Notre génération ne se rend pas encore compte de l’ampleur du changement. Dans les grandes villes d’Amérique du Nord, des milliers de petits véhicules à deux places baptisés Car2Go sont disponibles n’importe où dans la ville, là où les utilisateurs précédents les ont parqués. Un doigt sur le smartphone: le véhicule le plus proche apparaît sur un plan. Il est au coin de la rue… vous voulez partir avec? Une simple confirmation et le véhicule est à vous… façon de parler! Pas besoin de le ramener à son point de départ, ni même de prévoir la durée de la réservation.
En Suisse, un service équivalent est disponible à Bâle et bientôt à Genève, sous le nom Catch-a-car. Les systèmes dit ‘station-based’ comme Mobility sont maintenant mis au défi par ces nouvelles flottes de véhicules fonctionnant en ‘free-floating’. Chaque nouveauté surclasse la précédente. Pour qui possède déjà sa voiture, on voit même apparaître des réseaux de location entre privés, comme Sharoo, grâce auxquels on peut offrir en location son propre véhicule durant des plages de temps données. Pour ce partage en ‘peer-to-peer’, là encore, c’est avec son smartphone que l’utilisateur déverrouille et met en marche votre voiture.

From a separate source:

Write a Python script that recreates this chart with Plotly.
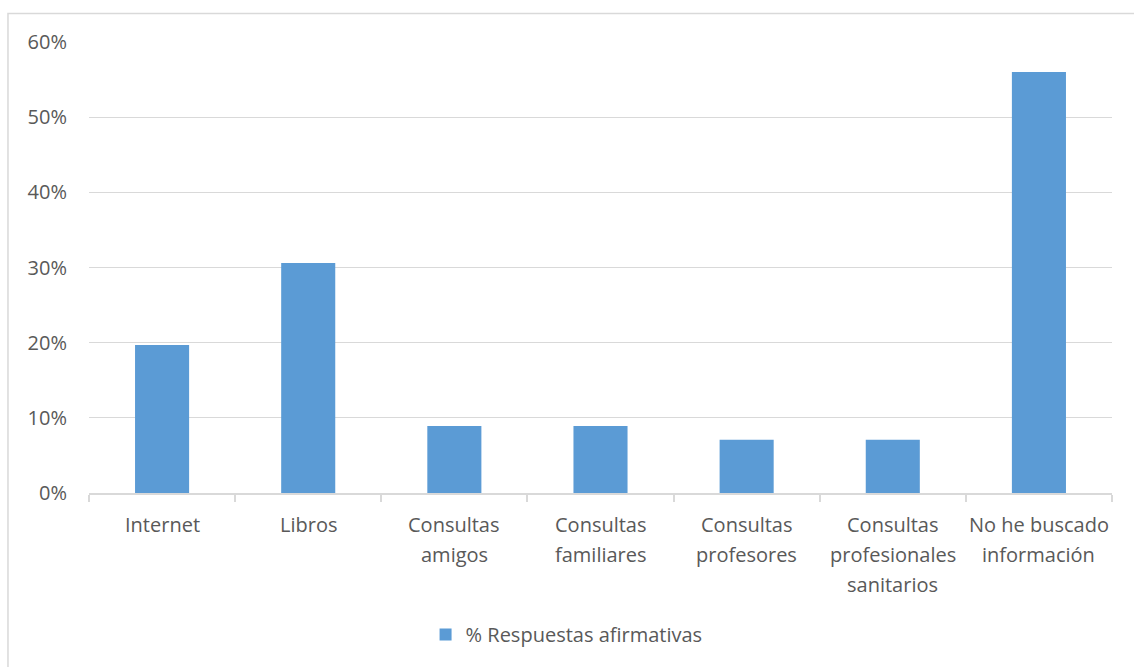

Une déferlante de termes anglophones désigne ces nouvelles pratiques. En langage châtié, on les qualifiera peut-être de révolutionnaires… Les jeunes vous diront qu’elles sont simplement ‘disruptive’, en ce sens qu’elles rompent radicalement avec le paradigme du siècle passé (où ils relèguent évidemment nos années 70) mais qu’il ne faut pas y chercher des envies de révolution. Au contraire, les jeunes sont pour le moment très contents de leur «branchitude». Les effets potentiellement néfastes à la 1984 d’Orwell qu’implique ce nouveau monde branché sont plutôt rejetés d’un haussement d’épaule. Qu’importe le flacon…
Mais ne dessinons pas le diable sur la muraille. Ces jeunes-là marchent encore avec leur pieds. Souvent plus que leurs parents. Ils roulent plus en bus et en train et moins en voiture. En un mot, ils sont plus libres que nous ne l’étions, avec notre voiture icône de liberté. Globalement, en usant de voitures économes et souvent électriques, ils produisent moins de CO2 que nous. Et contrairement à nous, ils sont conscients de l’énergie grise qu’implique la fabrication de la voiture elle-même, raison pour laquelle ils préfèrent être plusieurs dizaines d’utilisateurs à se servir partiellement du même véhicule. Quant à diminuer les voyages qui ne sont pas indispensables, c’est sûr que la génération smartphone est plus que nous adepte de télétravail et de visio-téléphonie style Skype. Certes, l’informatique omniprésente est elle aussi gloutonne en énergie mais le bilan reste à faire; les critiques ne prennent pas en compte les arbres avec lesquels on fabriquait les milliers d’indicateurs des horaires de train et autres annuaires téléphoniques…
Mais revenons-en à l’automobile. Jusqu’ici, nous avons parlé de ce qui existe et fonctionne déjà bien en divers points du monde. Les vraies nouveautés, ce sont les automobiles qui se conduisent toutes seules, dans le trafic, sans même toucher le volant. Science fiction? Même pas. En Californie, elles transportent déjà des passagers sur la voie publique.
Bref, le monde change; l’automobile et ses usages aussi. On peut rejeter ce nouveau monde en bloc, ou à tout le moins s’en inquiéter, à juste titre… mais nos enfants et nos petits-enfants y vivent déjà, un peu plus chaque jour.